* WORK TO COMPLETE *
Taking the data below, please print only the lines from the line holding "Write a Python" to the line holding "ba_outer = [1.1639, -1.2293, 0.0684, 0.01188, 0.95]", inclusive, with pictures omitted.

:: SUPPLIED MATERIAL

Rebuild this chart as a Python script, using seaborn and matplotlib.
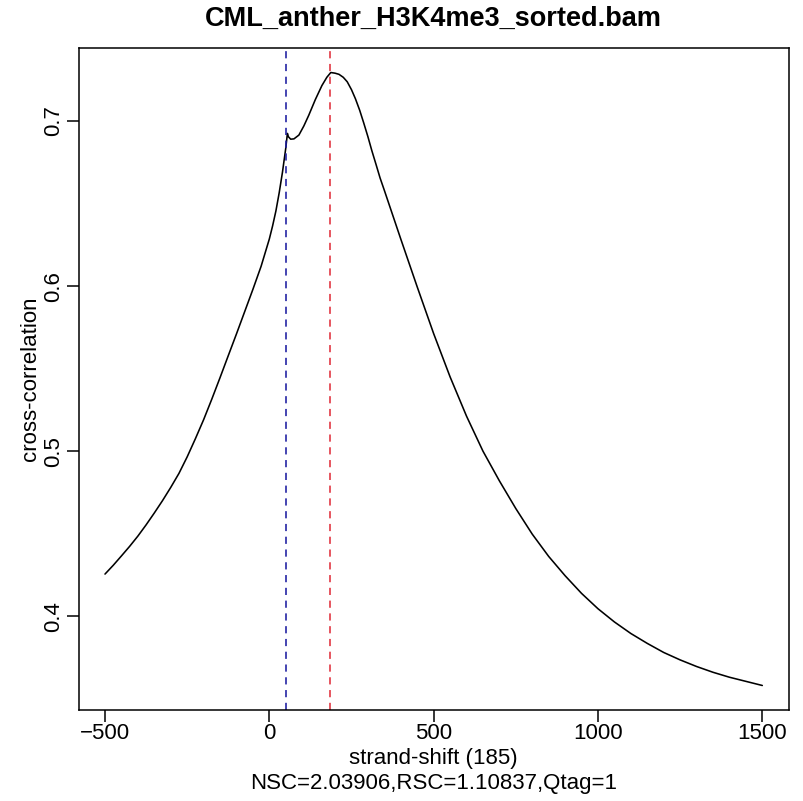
import matplotlib
matplotlib.use("Agg")
import matplotlib.pyplot as plt
import seaborn as sns
import pandas as pd

# ---- data ----
shift = [-500, -475, -450, -425, -400, -375, -350, -325, -300, -275, -250, -225, -200,
         -175, -150, -125, -100, -75, -50, -25, 0, 10, 20, 30,
         40, 50, 55, 58, 65, 75, 90, 105, 120, 140, 160, 175, 187, 200, 212, 225, 237,
         250, 262, 275, 287, 300, 312, 325, 337, 350, 400, 450, 500, 550, 600, 650,
         700, 750, 800, 850, 900, 950, 1000, 1050, 1100, 1150, 1200, 1250, 1300, 1350,
         1400, 1450, 1500]
cross_corr = [0.4255, 0.4308, 0.4365, 0.4423, 0.4485, 0.4553, 0.4625, 0.4700, 0.4780,
              0.4865, 0.4965, 0.5075, 0.5190, 0.5315, 0.5445, 0.5578, 0.5710, 0.5845,
              0.5980, 0.6120, 0.6285, 0.6365, 0.6455, 0.6565, 0.6690, 0.6835, 0.6925,
              0.6905, 0.6890, 0.6892, 0.6915, 0.6970, 0.7035, 0.7130, 0.7215, 0.7265,
              0.7294, 0.7290, 0.7283, 0.7265, 0.7238, 0.7190, 0.7135, 0.7065, 0.6990,
              0.6905, 0.6820, 0.6735, 0.6655, 0.6580, 0.6285, 0.5995, 0.5712, 0.5450,
              0.5212, 0.5000, 0.4820, 0.4652, 0.4497, 0.4362, 0.4245, 0.4138, 0.4045,
              0.3965, 0.3895, 0.3835, 0.3780, 0.3735, 0.3695, 0.3660, 0.3630, 0.3605,
              0.3580]
read_length = 52
strand_shift = 185
x_ticks = [-500, 0, 500, 1000, 1500]
y_ticks = [0.4, 0.5, 0.6, 0.7]
title = "CML_anther_H3K4me3_sorted.bam"
xlabel = "strand-shift (185)\nNSC=2.03906,RSC=1.10837,Qtag=1"
ylabel = "cross-correlation"

sns.set_style("ticks")
plt.rcParams["font.family"] = ["Liberation Sans", "DejaVu Sans"]
plt.rcParams["text.color"] = "black"
plt.rcParams["axes.labelcolor"] = "black"
plt.rcParams["xtick.color"] = "black"
plt.rcParams["ytick.color"] = "black"

W, H = 804, 801
fig = plt.figure(figsize=(W / 100, H / 100), dpi=100)
L, R, T, B = 78.7, 788.6, 48, 710
ax = fig.add_axes([L / W, 1 - B / H, (R - L) / W, (B - T) / H])

df = pd.DataFrame({"shift": shift, "cc": cross_corr})
sns.lineplot(data=df, x="shift", y="cc", ax=ax, color="black", linewidth=1.15,
             sort=False, estimator=None)
ax.margins(x=0.04, y=0.04)

ax.axvline(read_length, color="#1c1ca0", linestyle=(0, (4.5, 3.5)), linewidth=1.15)
ax.axvline(strand_shift, color="#e0303c", linestyle=(0, (4.5, 3.5)), linewidth=1.15)

ax.set_xticks(x_ticks)
ax.set_yticks(y_ticks)
ax.set_yticklabels([f"{v:.1f}" for v in y_ticks])
ax.tick_params(axis="both", direction="out", length=8.6, width=1.1, labelsize=16,
               color="black", labelcolor="black")
ax.tick_params(axis="x", pad=1)
ax.tick_params(axis="y", pad=2, labelrotation=90)
for lab in ax.get_yticklabels():
    lab.set_va("center")
for s in ax.spines.values():
    s.set_visible(True)
    s.set_linewidth(1.1)
    s.set_color("black")

ax.set_xlabel("")
ax.set_ylabel("")
fig.text((L + R) / 2 / W, 1 - 19 / H, title, ha="center", va="center",
         fontsize=19.5, fontweight="bold", color="black")
fig.text((L + R) / 2 / W, 1 - 771 / H, xlabel, ha="center", va="center",
         fontsize=16, linespacing=1.2, color="black")
fig.text(31 / W, 1 - (T + B) / 2 / H, ylabel, ha="center", va="center",
         fontsize=16, rotation=90, color="black")

fig.savefig("out.png", dpi=100, facecolor="white")
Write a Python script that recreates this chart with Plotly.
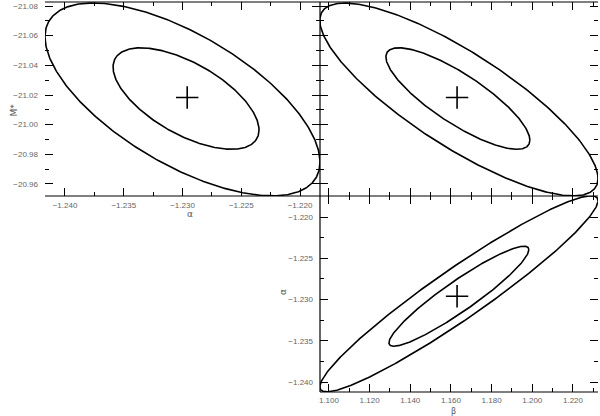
import numpy as np
import plotly.graph_objects as go

# ---- tick labels ----
alpha_ticks = [-1.240, -1.235, -1.230, -1.225, -1.220]
beta_ticks = [1.100, 1.120, 1.140, 1.160, 1.180, 1.200, 1.220]
mstar_ticks = [-21.08, -21.06, -21.04, -21.02, -21.00, -20.98, -20.96]

# ---- best-fit point ----
best_alpha = -1.2296
best_beta = 1.1630
best_mstar = -21.0183

# ---- confidence ellipses: [center_x, center_y, half_width_x, half_width_y, correlation] ----
am_inner = [-1.2297, -21.0176, 0.00621, 0.0342, 0.62]
am_outer = [-1.2300, -21.0170, 0.01170, 0.0650, 0.65]
bm_inner = [1.1634, -21.0176, 0.0354, 0.0342, 0.82]
bm_outer = [1.1639, -21.0170, 0.0684, 0.0650, 0.82]
ba_inner = [1.1639, -1.2296, 0.0344, 0.00606, 0.93]
ba_outer = [1.1639, -1.2293, 0.0684, 0.01188, 0.95]

# ---- axis ranges ----
alpha_range_x = [-1.2417, -1.2183]
mstar_range = [-20.9519, -21.0827]
beta_range = [1.0956, 1.2323]
alpha_range_y = [-1.24121, -1.21745]


def ellipse(p):
    cx, cy, a, b, r = p
    t = np.linspace(0, 2 * np.pi, 400)
    x = cx + a * np.cos(t)
    y = cy + b * (r * np.cos(t) + np.sqrt(1 - r * r) * np.sin(t))
    return x, y


fig = go.Figure()
line = dict(color="black", width=1.6)
for p, xa, ya in [(am_inner, "x", "y"), (am_outer, "x", "y"),
                  (bm_inner, "x2", "y2"), (bm_outer, "x2", "y2"),
                  (ba_inner, "x3", "y3"), (ba_outer, "x3", "y3")]:
    ex, ey = ellipse(p)
    fig.add_trace(go.Scatter(x=ex, y=ey, mode="lines", line=line, xaxis=xa, yaxis=ya,
                             hoverinfo="skip", showlegend=False, cliponaxis=True))

cross = dict(symbol="cross-thin", size=16, color="black", line=dict(color="black", width=1.6))
fig.add_trace(go.Scatter(x=[best_alpha], y=[best_mstar], mode="markers", marker=cross,
                         xaxis="x", yaxis="y", showlegend=False))
fig.add_trace(go.Scatter(x=[best_beta], y=[best_mstar], mode="markers", marker=cross,
                         xaxis="x2", yaxis="y2", showlegend=False))
fig.add_trace(go.Scatter(x=[best_beta], y=[best_alpha], mode="markers", marker=cross,
                         xaxis="x3", yaxis="y3", showlegend=False))

W, H = 600, 416
xl, xm, xr = 45 / W, 320 / W, 598 / W
yt, ymid, yb = 1 - 2 / H, 1 - 196 / H, 1 - 392 / H

tickfont = dict(family="Liberation Sans, Arial, sans-serif", size=8, color="#666")
common = dict(showgrid=False, zeroline=False, showline=False, ticks="inside",
              ticklen=8, tickwidth=1, tickcolor="black", mirror="ticks",
              tickfont=tickfont, automargin=False)


def minor(d):
    return dict(dtick=d, ticks="inside", ticklen=4, tickwidth=1, tickcolor="black", showgrid=False)


fig.update_layout(
    width=W, height=H, margin=dict(l=0, r=0, t=0, b=0, autoexpand=False),
    paper_bgcolor="white", plot_bgcolor="white", showlegend=False,
    xaxis=dict(domain=[xl, xm], anchor="y", range=alpha_range_x, tickvals=alpha_ticks,
               tickformat=".3f", minor=minor(0.0025), ticklabelstandoff=3, **common),
    yaxis=dict(domain=[ymid, yt], anchor="x", range=mstar_range, tickvals=mstar_ticks,
               tickformat=".2f", minor=minor(0.01), ticklabelstandoff=6, **common),
    xaxis2=dict(domain=[xm, xr], anchor="y2", range=beta_range, tickvals=beta_ticks,
                showticklabels=False, minor=minor(0.01), **common),
    yaxis2=dict(domain=[ymid, yt], anchor="x2", range=mstar_range, tickvals=mstar_ticks,
                showticklabels=False, minor=minor(0.01), **common),
    xaxis3=dict(domain=[xm, xr], anchor="y3", range=beta_range, tickvals=beta_ticks,
                tickformat=".3f", minor=minor(0.01), ticklabelstandoff=2, **common),
    yaxis3=dict(domain=[yb, ymid], anchor="x3", range=alpha_range_y, tickvals=alpha_ticks,
                tickformat=".3f", minor=minor(0.0025), ticklabelstandoff=6, **common),
)

# visible frame lines
lines = [
    (xl, yt, xr, yt),      # top
    (xl, ymid, xr, ymid),  # middle horizontal
    (xm, yt, xm, yb),      # middle vertical
    (xm, yb, xr, yb),      # bottom
]
for x0, y0, x1, y1 in lines:
    fig.add_shape(type="line", xref="paper", yref="paper", x0=x0, y0=y0, x1=x1, y1=y1,
                  line=dict(color="black", width=1.2))

tfont = dict(family="DejaVu Sans, sans-serif", size=9, color="#555")
fig.add_annotation(text="α", x=185 / W, y=1 - 214 / H, xref="paper", yref="paper",
                   showarrow=False, font=tfont)
fig.add_annotation(text="M*", x=6 / W, y=1 - 102 / H, xref="paper", yref="paper",
                   showarrow=False, font=tfont, textangle=-90)
fig.add_annotation(text="α", x=283 / W, y=1 - 297 / H, xref="paper", yref="paper",
                   showarrow=False, font=tfont, textangle=-90)
fig.add_annotation(text="β", x=457 / W, y=1 - 406 / H, xref="paper", yref="paper",
                   yanchor="top", borderpad=0,
                   showarrow=False, font=dict(family="DejaVu Sans, sans-serif", size=8, color="#555"))

fig.write_html("out.html",
               config={"displayModeBar": False},
               post_script="document.body.style.margin='0';document.body.style.overflow='hidden';")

::::

* CORRECT OUTPUT *
Write a Python script that recreates this chart with Plotly.
import numpy as np
import plotly.graph_objects as go

# ---- tick labels ----
alpha_ticks = [-1.240, -1.235, -1.230, -1.225, -1.220]
beta_ticks = [1.100, 1.120, 1.140, 1.160, 1.180, 1.200, 1.220]
mstar_ticks = [-21.08, -21.06, -21.04, -21.02, -21.00, -20.98, -20.96]

# ---- best-fit point ----
best_alpha = -1.2296
best_beta = 1.1630
best_mstar = -21.0183

# ---- confidence ellipses: [center_x, center_y, half_width_x, half_width_y, correlation] ----
am_inner = [-1.2297, -21.0176, 0.00621, 0.0342, 0.62]
am_outer = [-1.2300, -21.0170, 0.01170, 0.0650, 0.65]
bm_inner = [1.1634, -21.0176, 0.0354, 0.0342, 0.82]
bm_outer = [1.1639, -21.0170, 0.0684, 0.0650, 0.82]
ba_inner = [1.1639, -1.2296, 0.0344, 0.00606, 0.93]
ba_outer = [1.1639, -1.2293, 0.0684, 0.01188, 0.95]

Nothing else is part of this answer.